Table S3 (DPPC SMLs) shows that at 42 °C, both pH conditions present a
b value higher than 1, evidencing a complex mechanism for DOX release. At 37 °C, it is verified that 0.75 <
b < 1, evidencing a Fickian diffusion.
Table S4 (DPPC:DSPE-PEG SMLs) indicates that
b < 0.75 in all the conditions, pointing to a Fickian diffusion. The results are indicative of a change in the mechanism of DOX release when functionalizing DPPC SMLs with PEG.

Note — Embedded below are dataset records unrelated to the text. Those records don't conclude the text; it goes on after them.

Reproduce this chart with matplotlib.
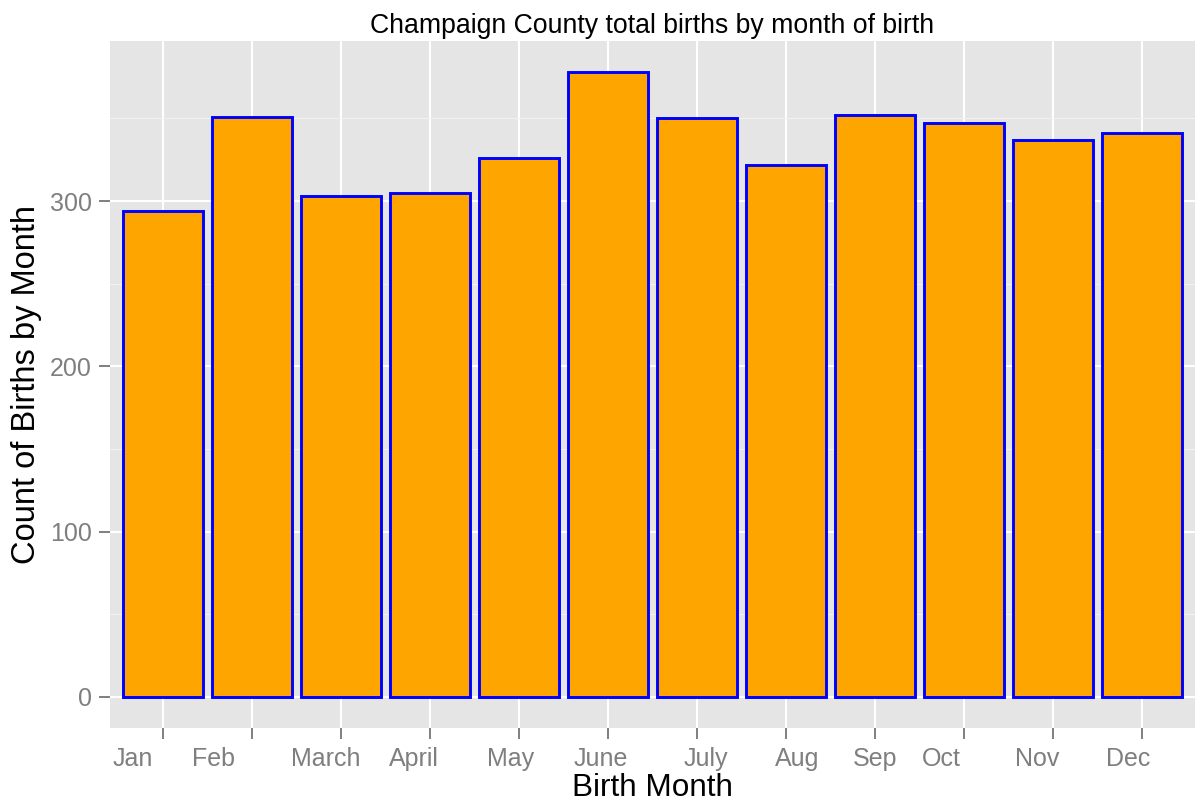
import matplotlib
matplotlib.use("Agg")
import matplotlib.pyplot as plt
from matplotlib.transforms import ScaledTranslation
from matplotlib.ticker import MultipleLocator

MONTHS = ["Jan", "Feb", "March", "April", "May", "June",
          "July", "Aug", "Sep", "Oct", "Nov", "Dec"]
BIRTHS = [294, 351, 303, 305, 326, 378, 350, 322, 352, 347, 337, 341]

# the month labels sit a little off their ticks in the original (points)
LABEL_SHIFT_PT = [-22, -28, -11.5, -11.5, -6, -5.5, 6.5, 8.3, 0, -16.5, -11, -9.5]

plt.rcParams["font.family"] = ["Liberation Sans", "DejaVu Sans"]

fig = plt.figure(figsize=(12.01, 8.05), dpi=100)
ax = fig.add_axes([110 / 1201, 1 - 728 / 805, 1085 / 1201, 687 / 805])
ax.set_facecolor("#E5E5E5")

x = list(range(1, len(MONTHS) + 1))
ax.bar(x, BIRTHS, width=0.9, color="#FFA500", edgecolor="#0000FF",
       linewidth=2.1, zorder=3)

top = max(BIRTHS)
ax.set_ylim(-0.05 * top, 1.05 * top)
ax.set_xlim(0.4, len(MONTHS) + 0.6)

ax.yaxis.set_major_locator(MultipleLocator(100))
ax.yaxis.set_minor_locator(MultipleLocator(50))
ax.grid(which="major", axis="both", color="white", linewidth=1.5, zorder=0)
ax.grid(which="minor", axis="y", color="#F2F2F2", linewidth=0.8, zorder=0)
ax.set_axisbelow(True)

ax.set_xticks(x)
ax.set_xticklabels(MONTHS)
ax.tick_params(axis="both", which="major", length=8, width=1.4,
               color="#7F7F7F", labelcolor="#7F7F7F", labelsize=18, pad=5)
ax.tick_params(axis="x", which="major", pad=6)
ax.tick_params(axis="y", which="minor", length=0)

for lab, dx in zip(ax.get_xticklabels(), LABEL_SHIFT_PT):
    lab.set_transform(lab.get_transform() + ScaledTranslation(dx / 72, 0, fig.dpi_scale_trans))

for side in ax.spines.values():
    side.set_visible(False)

ax.set_title("Champaign County total births by month of birth", fontsize=19.2, pad=6)
ax.set_xlabel("Birth Month", fontsize=22.7, labelpad=1)
ax.set_ylabel("Count of Births by Month", fontsize=23.5, labelpad=6)

fig.savefig("out.png", dpi=100)
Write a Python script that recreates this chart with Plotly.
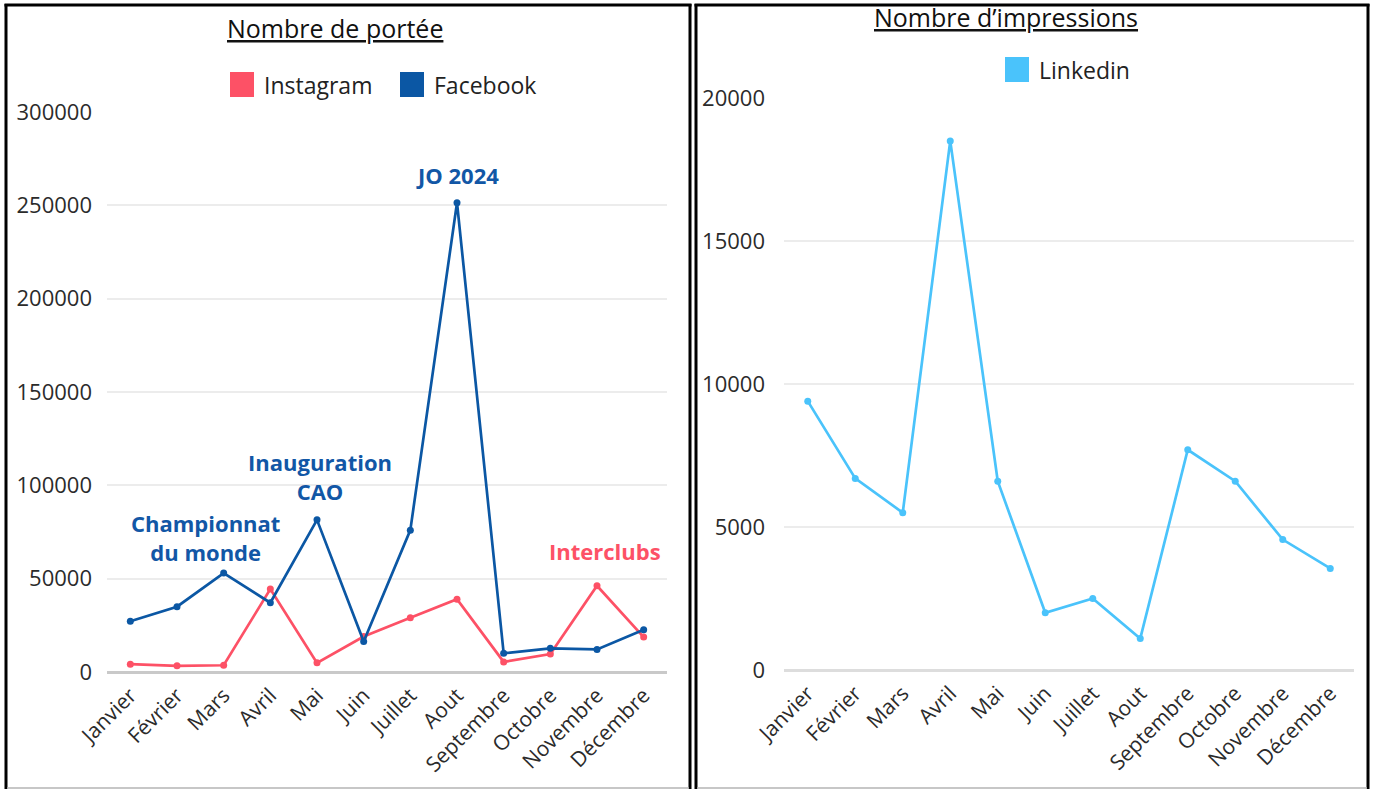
import plotly.graph_objects as go

W, H = 1376, 789

months = ["Janvier", "Février", "Mars", "Avril", "Mai", "Juin", "Juillet",
          "Aout", "Septembre", "Octobre", "Novembre", "Décembre"]
instagram = [4200, 3300, 3600, 44400, 4900, 19000, 29000, 39000, 5400, 9600, 46200, 18700]
facebook = [27200, 35000, 53000, 37100, 81500, 16300, 76000, 251400, 10000, 12700, 12100, 22600]
linkedin = [9400, 6700, 5500, 18500, 6600, 2000, 2500, 1100, 7700, 6600, 4560, 3550]

left_yticks = [0, 50000, 100000, 150000, 200000, 250000, 300000]
right_yticks = [0, 5000, 10000, 15000, 20000]

C_INSTA = "#fd5166"
C_FB = "#0b57a4"
C_LI = "#4ac3fb"
FONT = "Open Sans"


def px(x):
    return x / W


def py(y):
    return 1 - y / H


fig = go.Figure()

fig.add_trace(go.Scatter(x=months, y=instagram, name="Instagram", mode="lines+markers",
                         line=dict(color=C_INSTA, width=2.7), marker=dict(size=7, color=C_INSTA),
                         xaxis="x", yaxis="y", showlegend=False))
fig.add_trace(go.Scatter(x=months, y=facebook, name="Facebook", mode="lines+markers",
                         line=dict(color=C_FB, width=2.7), marker=dict(size=7, color=C_FB),
                         xaxis="x", yaxis="y", showlegend=False))
fig.add_trace(go.Scatter(x=months, y=linkedin, name="Linkedin", mode="lines+markers",
                         line=dict(color=C_LI, width=2.7), marker=dict(size=7, color=C_LI),
                         xaxis="x2", yaxis="y2", showlegend=False))

tickfont = dict(family=FONT, size=22, color="#2b2b2b")
xtickfont = dict(family=FONT, size=21, color="#2b2b2b")

fig.update_layout(
    width=W, height=H,
    margin=dict(l=0, r=0, t=0, b=0),
    paper_bgcolor="white", plot_bgcolor="white",
    showlegend=False,
    xaxis=dict(domain=[px(107), px(667)], type="category", range=[-0.5, 11.5],
               tickangle=-45, tickfont=xtickfont, showgrid=False, showline=False,
               ticks="", automargin=False, ticklabelstandoff=6),
    yaxis=dict(domain=[py(672), py(112)], range=[0, 300000], tickvals=left_yticks,
               ticktext=[str(v) for v in left_yticks], tickfont=tickfont,
               showgrid=True, gridcolor="#ececec", gridwidth=1.5,
               zeroline=True, zerolinecolor="#c9c9c9", zerolinewidth=2.5,
               showline=False, ticks="", automargin=False, ticklabelstandoff=14),
    xaxis2=dict(domain=[px(784), px(1354)], type="category", range=[-0.5, 11.5],
                tickangle=-45, tickfont=xtickfont, showgrid=False, showline=False,
                ticks="", automargin=False, ticklabelstandoff=6, anchor="y2"),
    yaxis2=dict(domain=[py(670), py(98)], range=[0, 20000], tickvals=right_yticks,
                ticktext=[str(v) for v in right_yticks], tickfont=tickfont,
                showgrid=True, gridcolor="#ececec", gridwidth=1.5,
                zeroline=True, zerolinecolor="#dddddd", zerolinewidth=2.5,
                showline=False, ticks="", automargin=False, ticklabelstandoff=18,
                anchor="x2"),
)

shapes = []
# panel borders
shapes.append(dict(type="line", xref="paper", yref="paper", x0=px(6), x1=px(6), y0=py(4), y1=py(789),
                   line=dict(color="black", width=3)))
shapes.append(dict(type="line", xref="paper", yref="paper", x0=px(4.5), x1=px(691.5), y0=py(5), y1=py(5),
                   line=dict(color="black", width=3)))
shapes.append(dict(type="line", xref="paper", yref="paper", x0=px(690), x1=px(690), y0=py(4), y1=py(789),
                   line=dict(color="black", width=3)))
shapes.append(dict(type="line", xref="paper", yref="paper", x0=px(696), x1=px(696), y0=py(4), y1=py(789),
                   line=dict(color="black", width=3)))
shapes.append(dict(type="line", xref="paper", yref="paper", x0=px(694.5), x1=px(1369.5), y0=py(5), y1=py(5),
                   line=dict(color="black", width=3)))
shapes.append(dict(type="line", xref="paper", yref="paper", x0=px(1368), x1=px(1368), y0=py(4), y1=py(789),
                   line=dict(color="black", width=3)))
shapes.append(dict(type="line", xref="paper", yref="paper", x0=px(7), x1=px(689), y0=py(788), y1=py(788),
                   line=dict(color="#b5b5b5", width=1.5)))
shapes.append(dict(type="line", xref="paper", yref="paper", x0=px(697), x1=px(1367), y0=py(788), y1=py(788),
                   line=dict(color="#b5b5b5", width=1.5)))

# legend squares
legend_items = [("Instagram", C_INSTA, 230, 72, 262),
                ("Facebook", C_FB, 400, 72, 432),
                ("Linkedin", C_LI, 1005, 57, 1037)]
annotations = []
for name, col, x0, y0, tx in legend_items:
    shapes.append(dict(type="rect", xref="paper", yref="paper", x0=px(x0), x1=px(x0 + 24),
                       y0=py(y0), y1=py(y0 + 25), fillcolor=col, line=dict(width=0)))
    annotations.append(dict(text=name, xref="paper", yref="paper", x=px(tx), y=py(y0 + 12.5),
                            xanchor="left", yanchor="middle", showarrow=False,
                            font=dict(family=FONT, size=23, color="#222222")))

# titles
annotations.append(dict(text="Nombre de portée", xref="paper", yref="paper", x=px(335), y=py(28),
                        xanchor="center", yanchor="middle", showarrow=False,
                        font=dict(family=FONT, size=25, color="#111111", weight=500, lineposition="under")))
annotations.append(dict(text="Nombre d’impressions", xref="paper", yref="paper", x=px(1006), y=py(17),
                        xanchor="center", yanchor="middle", showarrow=False,
                        font=dict(family=FONT, size=25, color="#111111", weight=500, lineposition="under")))

# event annotations
ev_font_b = dict(family=FONT, size=22, color="#1257a6", weight="bold")
ev_font_r = dict(family=FONT, size=22, color="#fd5166", weight="bold")
annotations.append(dict(text="JO 2024", xref="x", yref="y", x="Aout", y=266000, showarrow=False,
                        xanchor="center", yanchor="middle", font=ev_font_b))
annotations.append(dict(text="Inauguration<br>CAO", xref="x", yref="y", x=4.06, y=105000, showarrow=False,
                        xanchor="center", yanchor="middle", font=ev_font_b))
annotations.append(dict(text="Championnat<br>du monde", xref="x", yref="y", x=1.6, y=71800, showarrow=False,
                        xanchor="center", yanchor="middle", font=ev_font_b))
annotations.append(dict(text="Interclubs", xref="x", yref="y", x=10.17, y=64800, showarrow=False,
                        xanchor="center", yanchor="middle", font=ev_font_r))

fig.update_layout(shapes=shapes, annotations=annotations)

fig.write_html("out.html",
               config={"displayModeBar": False},
               post_script="document.body.style.margin='0';document.body.style.padding='0';"
                           "document.body.style.overflow='hidden';")
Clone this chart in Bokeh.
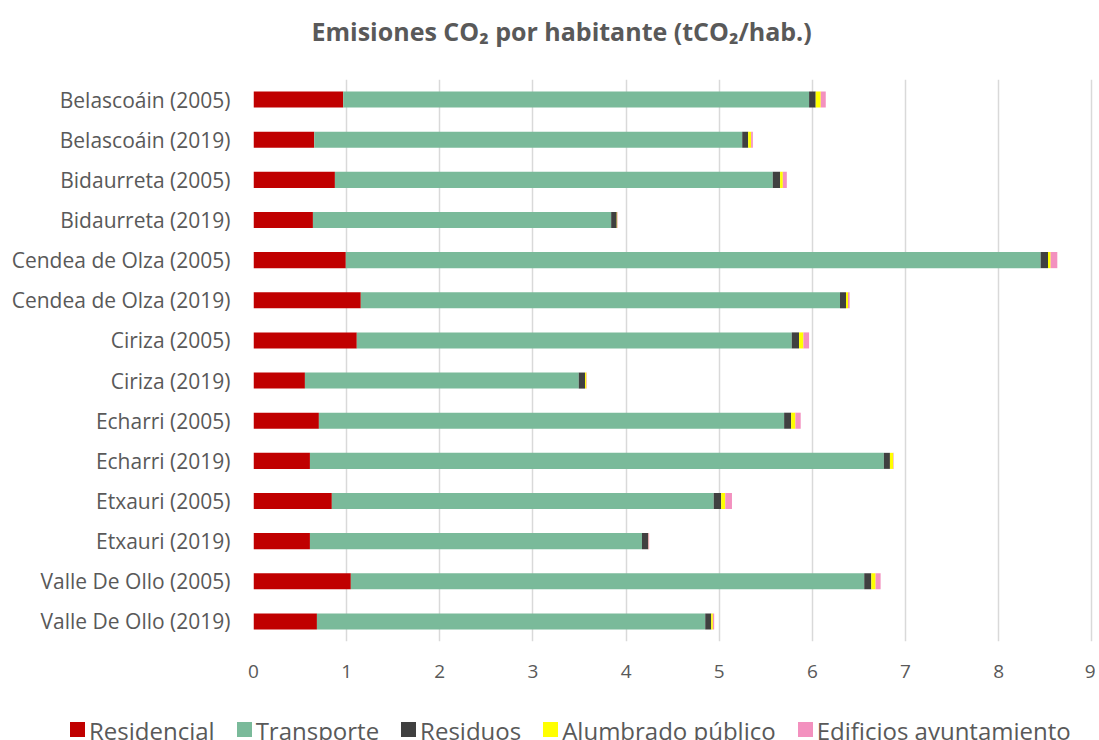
from bokeh.plotting import figure
from bokeh.layouts import column
from bokeh.models import ColumnDataSource, FactorRange, Range1d, SingleIntervalTicker, Title, Div
from bokeh.embed import file_html
from bokeh.resources import INLINE

categories = ["Belascoáin (2005)", "Belascoáin (2019)", "Bidaurreta (2005)", "Bidaurreta (2019)",
              "Cendea de Olza (2005)", "Cendea de Olza (2019)", "Ciriza (2005)", "Ciriza (2019)",
              "Echarri (2005)", "Echarri (2019)", "Etxauri (2005)", "Etxauri (2019)",
              "Valle De Ollo (2005)", "Valle De Ollo (2019)"]
residencial = [0.963, 0.652, 0.874, 0.638, 0.991, 1.152, 1.109, 0.552, 0.702, 0.606, 0.841, 0.606, 1.045, 0.681]
transporte = [5.002, 4.595, 4.701, 3.202, 7.460, 5.145, 4.670, 2.940, 4.995, 6.162, 4.100, 3.565, 5.512, 4.169]
residuos = [0.071, 0.064, 0.079, 0.060, 0.079, 0.064, 0.078, 0.068, 0.075, 0.065, 0.080, 0.068, 0.076, 0.064]
alumbrado = [0.054, 0.032, 0.029, 0.005, 0.028, 0.022, 0.047, 0.014, 0.046, 0.035, 0.044, 0.002, 0.046, 0.018]
edificios = [0.054, 0.018, 0.043, 0.005, 0.072, 0.017, 0.061, 0.005, 0.057, 0.005, 0.072, 0.007, 0.054, 0.014]

series = ["Residencial", "Transporte", "Residuos", "Alumbrado público", "Edificios ayuntamiento"]
colors = ["#C00000", "#7ABA9A", "#404040", "#FFFF00", "#F391BF"]
keys = ["res", "tra", "rsd", "alu", "edi"]

source = ColumnDataSource(dict(cat=categories, res=residencial, tra=transporte, rsd=residuos,
                               alu=alumbrado, edi=edificios))

TXT = "#595959"
FONT = "Open Sans"

p = figure(y_range=FactorRange(*reversed(categories)), x_range=Range1d(0, 9.04),
           frame_width=842, frame_height=562, min_border_left=253, min_border_top=79,
           min_border_right=0, min_border_bottom=64,
           output_backend="svg", toolbar_location=None)

p.hbar_stack(keys, y="cat", height=0.4, color=colors, line_color=None, source=source)

# white (invisible) spacer between the title and the plot area (first added = nearest the plot)
p.add_layout(Title(text=".", text_font_size="10px", text_color="#FFFFFF", standoff=22), "above")
p.add_layout(Title(text="Emisiones CO₂ por habitante (tCO₂/hab.)", align="left", offset=58,
                   text_font=FONT, text_font_size="25px", text_font_style="bold",
                   text_color=TXT, standoff=0), "above")

p.xaxis.ticker = SingleIntervalTicker(interval=1)
p.xaxis.axis_line_color = None
p.xaxis.major_tick_line_color = None
p.xaxis.minor_tick_line_color = None
p.xaxis.major_label_standoff = 17
p.xaxis.major_label_text_font = FONT
p.xaxis.major_label_text_font_size = "19px"
p.xaxis.major_label_text_color = TXT

p.yaxis.axis_line_color = None
p.yaxis.major_tick_line_color = None
p.yaxis.minor_tick_line_color = None
p.yaxis.major_label_standoff = 17
p.yaxis.major_label_text_font = FONT
p.yaxis.major_label_text_font_size = "21px"
p.yaxis.major_label_text_color = TXT

p.ygrid.grid_line_color = None
p.xgrid.grid_line_color = "#D9D9D9"
p.xgrid.grid_line_width = 1.5
p.outline_line_color = None

# legend strip below the chart, built from the series names and colours
items = "".join(
    f'<span style="display:inline-block;width:15px;height:15px;background:{c};'
    f'margin-right:4px;vertical-align:middle;position:relative;top:-1px"></span>'
    f'<span style="margin-right:22px;vertical-align:middle">{s}</span>'
    for s, c in zip(series, colors))
legend_html = (f'<div style="font-family:\'Open Sans\';font-size:24px;color:{TXT};'
               f'white-space:nowrap;padding-left:65px;padding-top:3px;line-height:30px">{items}</div>')
legend_div = Div(text=legend_html, width=1095, height=33)

open("out.html", "w").write(file_html(column(p, legend_div, spacing=0), INLINE))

Similarly to the Weibull model, the first-order model revealed a higher
R2 for the assays performed at 42 °C and pH = 5.5 in both formulations, suggesting that the amount of released DOX is proportional to the remaining drug in the nanocarrier. The Korsmeyer–Peppas model presents the worst coefficient of determination values. The
n values are under the threshold value of 0.43, unless in the PEGylated SMLs at 42 °C and pH = 5.5. However,
n < 0.5, indicating a diffusion-controlled release mechanism [
66]. Since DOX is encapsulated in nearly spherical-shaped nanosystems, values of
n ≤ 0.45 are representative of a Fickian diffusion mechanism [
67]. The large variations of
R2 found at 42 °C in DPPC SMLs (when compared to the ones obtained by the Weibull model) indicate a complex drug release mechanism instead of only a diffusion-controlled release.
The morphology evolution of DOX-loaded DPPC and DPPC/DSPE-PEG SMLs as a function of temperature at both pH values were studied by DLS measurements (
Figure 15). Overall, it was noticed that the SMLs size tends to gradually decrease at pH = 7.4 with increasing temperature. At pH = 5.5, both formulations revealed an opposite variation in size, with a tendency to increase with rising temperature. These results show that SMLs become more unstable at acidic conditions and above the DPPC transition temperature, corroborating the DOX release profiles presented above.